2. Keeping it under 2 minutes. It takes less than 2 minutes to answer these three questions.
3. Achieving the minimum. It effectively aligns the team on who’s doing what. No more, no less.
What about human interaction?
Part of the ‘daily stand-up’ magic is the opportunity for human interaction it provides. This is the formula that gives the “Let’s nail this. Let’s do this” energy that Jeff Sutherland mentioned.
Coming out of the pandemic, we romanticize ‘human interaction’ as the magic ingredient that solves all problems employee-engagement problems.
But human interaction isn’t always beneficial.
Especially when ‘traditional stand-ups’ are not implemented properly, we’ve seen that this can do more harm than good.

How do we stop this from happening and make sure that we end up on the left half of this diagram?

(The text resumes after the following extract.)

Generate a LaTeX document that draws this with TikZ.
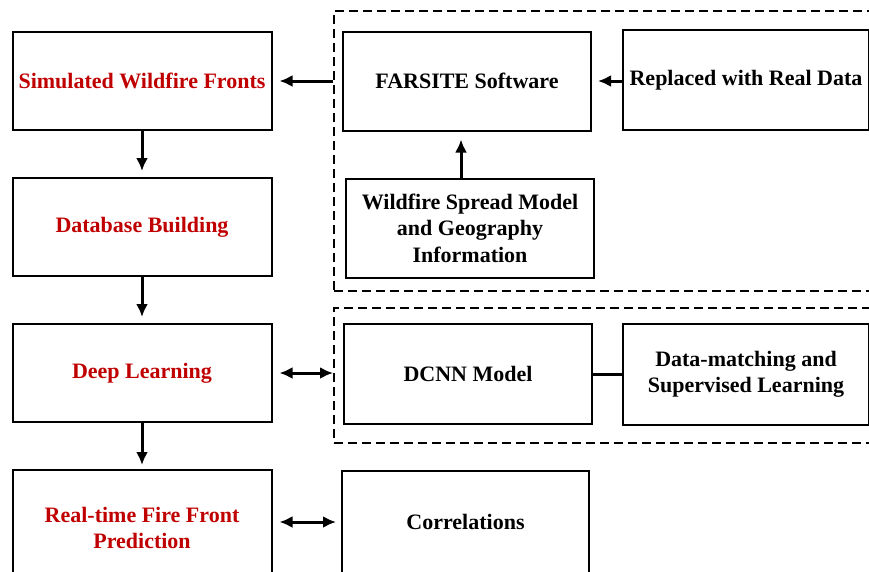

Our answer is Weekly Breakout Sessions.
Here’s what the breakout sessions involve:
- Everyone gathers and managers shares company-wide announcements/updates
- Each team breaks out and does their status updates in groups of 5 or less
- Teams regroup, nominating one person each week to update the rest of the company on key achievements / cross-team collaboration opportunities discussed

We’ve found this helps keep engagement levels high, as the breakout and regroup sessions keep people on their feet, breakout updates are only heard by relevant members, and the nomination process at the end helps cultivate a sense of camaraderie.
What’s next for our ceremonies?
In some ways, we still do some version of a stand-up meeting at Cric. But a much more streamlined version where we strip away synchronicity, proximity, and regularity.

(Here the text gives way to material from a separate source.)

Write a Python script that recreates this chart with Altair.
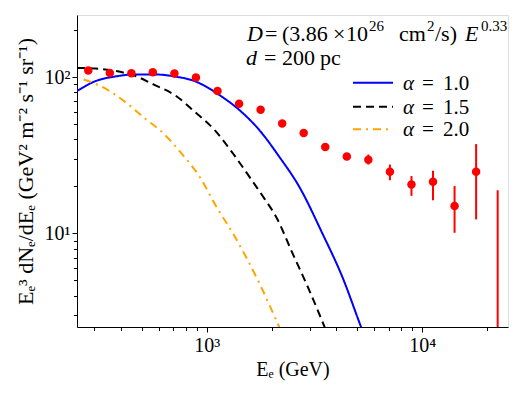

We believe we’re able to achieve what ‘traditional’ versions of the stand-up meeting was supposed to, but in less time, requiring less effort, and leaving our team members feeling more engaged and energized.
At the end of the day, all our ceremonies are a work-in-progress. Nothing is safe from being pruned. But we’re also early adopters and we’re always open to try something new. Looking ahead, we’ll continue to adapt and improve our ceremonies to suite our remote-first environment.